Case made an identical mower to the 1160 it was the Case 8370. All parts are interchangeable as far as I know. International dealers normally carried parts for mine or had them very quickly.
Hope this helps


----------



## HayTech1 (Sep 3, 2009)

I really liked mine. I used 3 1160's and had very good success. As long as I kept the auger strippers adjusted and in good condition there was not any plugging problems. Keeping the auger flighting and strippers free of nicks and dings was the key to uniform swaths. I still have one that I use for backup.


----------



## Toyes Hill Angus (Dec 21, 2010)

I recently purchased a used 1160. I have not got a chance to use it yet (I don't think I can blow snow with it). I have no experience with any make or model of Heston. I am a new Holland man as a rule, but have had a few haybines peel the rubber off of the rollers, and the cost to replace them being out of this world they get parted out, one with new knife and guards, new drive belts and chains. That really makes you cry. So I was ready for something else, I am still hoping for the best with it.

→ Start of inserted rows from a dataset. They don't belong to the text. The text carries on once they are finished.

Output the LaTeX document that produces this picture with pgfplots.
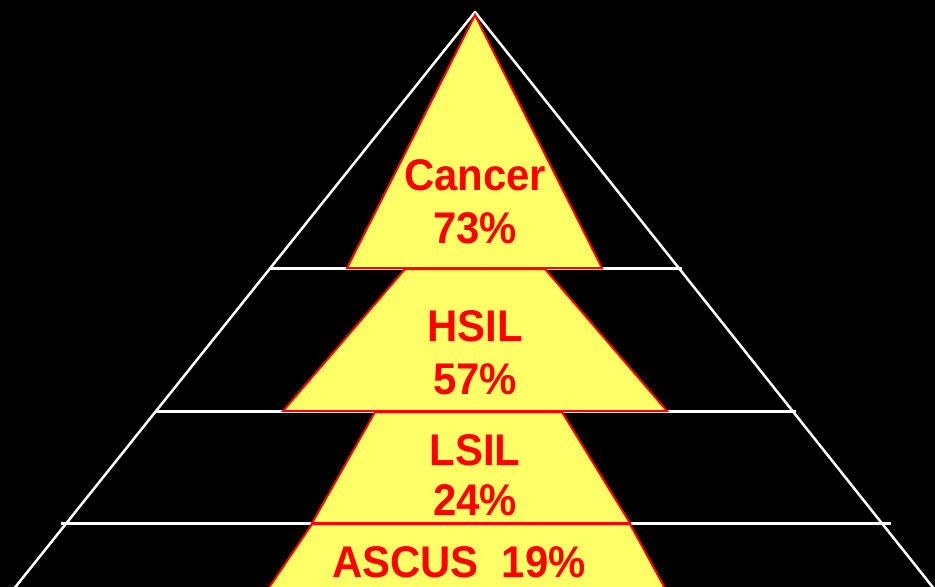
\documentclass[border=0pt]{standalone}
\usepackage{fontspec}
\setmainfont{Liberation Sans}
\usepackage{pgfplots}
\pgfplotsset{compat=1.18}
\definecolor{pyel}{HTML}{FFFF66}
\definecolor{pred}{HTML}{FF0000}
\tikzset{lbl/.style={anchor=base, text=pred, font=\bfseries\fontsize{42}{42}\selectfont, inner sep=0pt, yscale=1.06}}
\begin{document}
\begin{tikzpicture}
\begin{axis}[x=1bp,y=1bp, xmin=0,xmax=935,ymin=0,ymax=587, y dir=reverse,
  axis lines=none, ticks=none, clip=true]
% background
\addplot[fill=black, draw=none] coordinates {(-5,-5)(940,-5)(940,592)(-5,592)} -- cycle;
% white pyramid outline
\addplot[white, line width=2.5bp, line join=round] coordinates {(13,590)(475,12)(935,590)};
\addplot[white, line width=3bp] coordinates {(269,268)(682,268)};
\addplot[white, line width=3bp] coordinates {(155,411)(796,411)};
\addplot[white, line width=3bp] coordinates {(61,523)(891,523)};
% yellow levels
\addplot[fill=pyel, draw=pred, line width=2bp] coordinates {(475,15)(602,268)(347,268)} -- cycle;
\addplot[fill=pyel, draw=pred, line width=2bp] coordinates {(405,269)(545,269)(667,411)(283,411)} -- cycle;
\addplot[fill=pyel, draw=pred, line width=2bp] coordinates {(375,412)(562,412)(630,523)(312,523)} -- cycle;
\addplot[fill=pyel, draw=pred, line width=2bp] coordinates {(312,524)(630,524)(667,592)(266,592)} -- cycle;
% labels
\node[lbl] at (axis cs:475,191) {Cancer};
\node[lbl] at (axis cs:475,244) {73\%};
\node[lbl] at (axis cs:475,341) {HSIL};
\node[lbl] at (axis cs:475,394) {57\%};
\node[lbl] at (axis cs:475,465) {LSIL};
\node[lbl] at (axis cs:475,515) {24\%};
\node[lbl] at (axis cs:459,577) {ASCUS\ \ 19\%};
\end{axis}
\end{tikzpicture}
\end{document}
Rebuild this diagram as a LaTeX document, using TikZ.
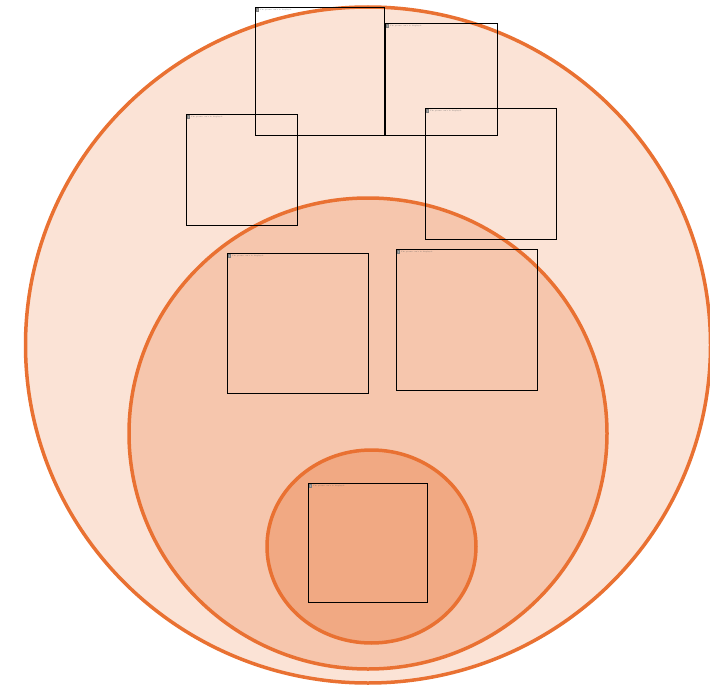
\documentclass[tikz,border=0pt]{standalone}
\begin{document}
\begin{tikzpicture}[x=1pt,y=-1pt]
\definecolor{ringorange}{HTML}{E97132}
\definecolor{fillA}{HTML}{FBE3D6}
\definecolor{fillB}{HTML}{F6C6AD}
\definecolor{fillC}{HTML}{F1A983}
\tikzset{
  ring/.style={draw=ringorange, line width=3.5pt},
  picbox/.style={draw=black, line width=0.8pt},
  placeholder/.style={inner sep=0pt, anchor=north west, font=\fontsize{1.7}{2}\selectfont, text=black!65},
  picicon/.style={fill=gray!70, draw=gray, line width=0.2pt}
}
\useasboundingbox (0,0) rectangle (710,685);
\begin{scope}
\clip (0,0) rectangle (710,685);
\path[ring, fill=fillA] (368,345) ellipse [x radius=342.5, y radius=338];
\path[ring, fill=fillB] (368,433.5) ellipse [x radius=239, y radius=235.5];
\path[ring, fill=fillC] (371.5,546.5) ellipse [x radius=104.5, y radius=96.5];
\end{scope}
\foreach \n/\xa/\ya/\xb/\yb in {b1/255/7/384/135, b2/385/23/497/135, b3/186/114/297/225, b4/425/108/556/239, b5/227/253/368/393, b6/396/249/537/390, b7/308/483/427/602}{
  \node[picbox, minimum width={(\xb-\xa)*1pt}, minimum height={(\yb-\ya)*1pt}, inner sep=0pt, anchor=north west] (\n) at (\xa,\ya) {};
  \fill[picicon] ([xshift=1pt,yshift=-1pt]\n.north west) rectangle ++(2.5pt,-3pt);
  \node[placeholder] (\n t) at ([xshift=5pt,yshift=-2pt]\n.north west) {The picture can't be displayed.};
}
\end{tikzpicture}
\end{document}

***update*** July 1st, machine has cut about 180 acres so far this year without so much trouble as a broken sickle section. The double augers leave such an even swath with no bunching it makes you wonder if a sickle machine did the cutting. Conditioner works awesome, I beleive the augers also help here and rub some wax off of the stems.


----------



## Joe4 (Jun 9, 2021)

How to changecycle drive belt1160hesston


----------